Hint: In this question use the property that change in density is the ratio of difference of density at particular temperature and density at room temperature to density at room temperature and the density at any particular temperature is given as $\rho = {\rho _o}\left( {1 + \alpha \Delta T} \right)$ so use these concepts to reach the solution of the question.
Formula used - $\rho = {\rho _o}\left( {1 + \alpha \Delta T} \right)$

Complete Step-by-Step solution:
Given data:
Coefficient of volume of expansion $\alpha = 5 \times {10^{ - 4}}{K^{ - 1}}$
And rise in temperature $\Delta T = {40^0}C$
Now as we know density $\left( \rho \right)$ of glycerin is given as
$\rho = {\rho _o}\left( {1 + \alpha \Delta T} \right)$ , where
${\rho _o}$ = density of glycerin at room temperature.
$\Delta T$ = temperature difference or change in temperature or rise in temperature.
$\alpha $ = Coefficient of volume of expansion
Now the above equation is written as
$ \Rightarrow \rho - {\rho _o} = {\rho _o}\alpha \Delta T$
$ \Rightarrow \dfrac{{\rho - {\rho _o}}}{{{\rho _o}}} = \alpha \Delta T$
Where, $\dfrac{{\rho - {\rho _o}}}{{{\rho _o}}}$ = change in density of glycerin.
Now substitute the value we have,
$ \Rightarrow \dfrac{{\rho - {\rho _o}}}{{{\rho _o}}} = 5 \times {10^{ - 4}}\left( {40} \right) = 200 \times {10^{ - 4}} = 0.020$
So this is the required change in density of the glycerin.

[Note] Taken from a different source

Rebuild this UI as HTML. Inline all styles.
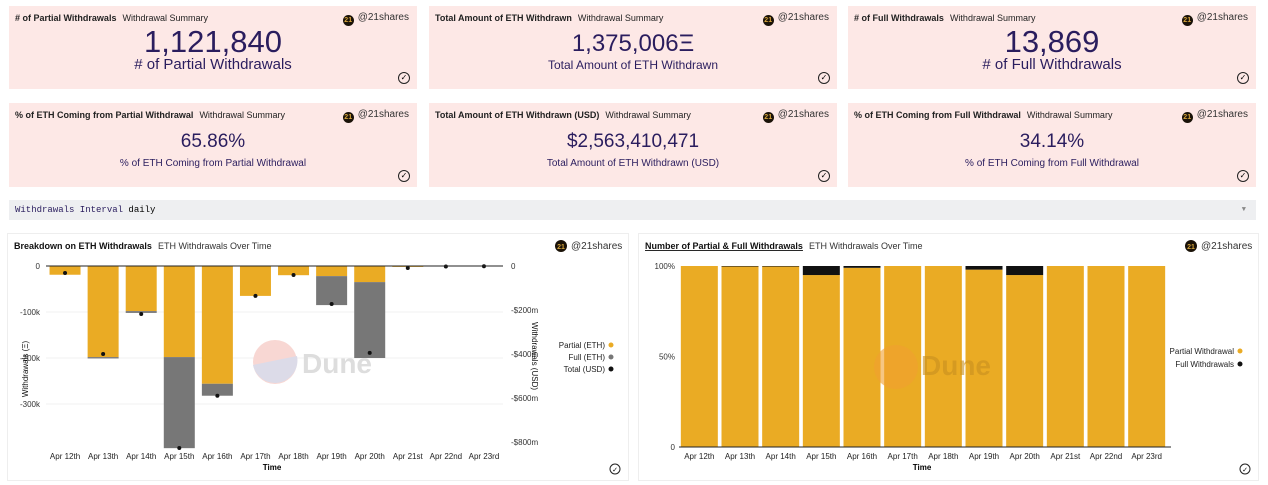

Hence option (C) is the correct answer.

Note – Whenever we face such types of question the key concept is always recall the formula of density of glycerin at any particular temperature which is stated above, then change in density is given as $\dfrac{{\rho - {\rho _o}}}{{{\rho _o}}}$ now just simply substitute the values and simplify we will get the required answer.